Hm, but the search results might include one of the suggested/prioritized lexical categories even when we didn’t match it without the search API (e.g. it matches an alias while we only check labels, or it matches in another language). What happens in that case?

For example: suppose I search for “supin”, in English. The wbsearchentities result (currently) starts with two items: supine, “a noun-like verb form used in various languages” (i.e. actually a grammatical feature rather than a lexical category, but ignore that for the moment), and verb, which has the alias “supin” in Romanian. Should we show “verb” above “supine”, because the former is one of the suggested lexical categories while the latter isn’t, even though without the API we wouldn’t have any connection between the search term “supin” and the item “verb”?

(Actually… what’s the order of the suggested lexical categories anyways, i.e. in what order do we show the matching items after filtering? The same as the order in the full list from the config?)

Hm, but the search results might include one of the suggested/prioritized lexical categories even when we didn’t match it without the search API (e.g. it matches an alias while we only check labels, or it matches in another language). What happens in that case?

We discussed this in a call – as long as the items are included in the results somewhere, the exact position isn’t important.
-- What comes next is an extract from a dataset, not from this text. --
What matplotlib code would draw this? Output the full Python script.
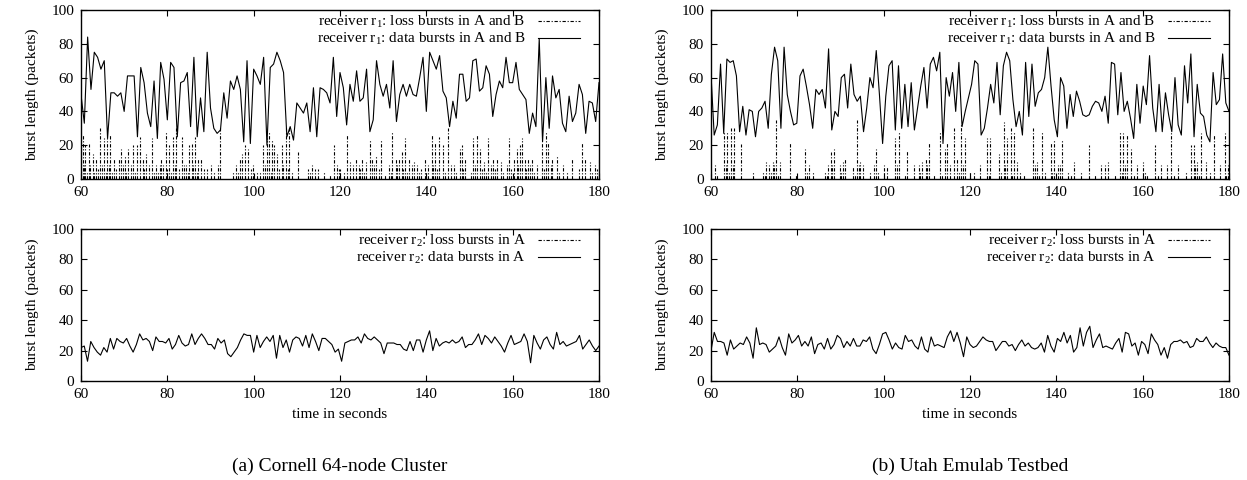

We’ll see what is easiest in the code.

Change 790372 had a related patch set uploaded (by Lucas Werkmeister (WMDE); author: Lucas Werkmeister (WMDE)):

[mediawiki/extensions/WikibaseLexeme@master] Show suggested lexical category item IDs

https://gerrit.wikimedia.org/r/790372

Change 790398 had a related patch set uploaded (by Lucas Werkmeister (WMDE); author: Lucas Werkmeister (WMDE)):

[operations/mediawiki-config@master] Configure wgLexemeLexicalCategoryItemIds on Beta Wikidata

https://gerrit.wikimedia.org/r/790398

Change 789612 merged by jenkins-bot:

[mediawiki/extensions/WikibaseLexeme@master] Add lexical category suggestions to Special:NewLexemeAlpha

https://gerrit.wikimedia.org/r/789612

Change 790372 merged by jenkins-bot:

[mediawiki/extensions/WikibaseLexeme@master] Show suggested lexical category item IDs

https://gerrit.wikimedia.org/r/790372

Change 790398 merged by jenkins-bot:

[operations/mediawiki-config@master] Configure wgLexemeLexicalCategoryItemIds on Beta Wikidata

https://gerrit.wikimedia.org/r/790398

Moving back to doing because I noticed we’re including the suggested items in the search offset, meaning some search results get skipped.

Moving back to doing because I noticed we’re including the suggested items in the search offset, meaning some search results get skipped.

This was fixed as part of the work on T308118 (specifically #184), the task should be good to review again.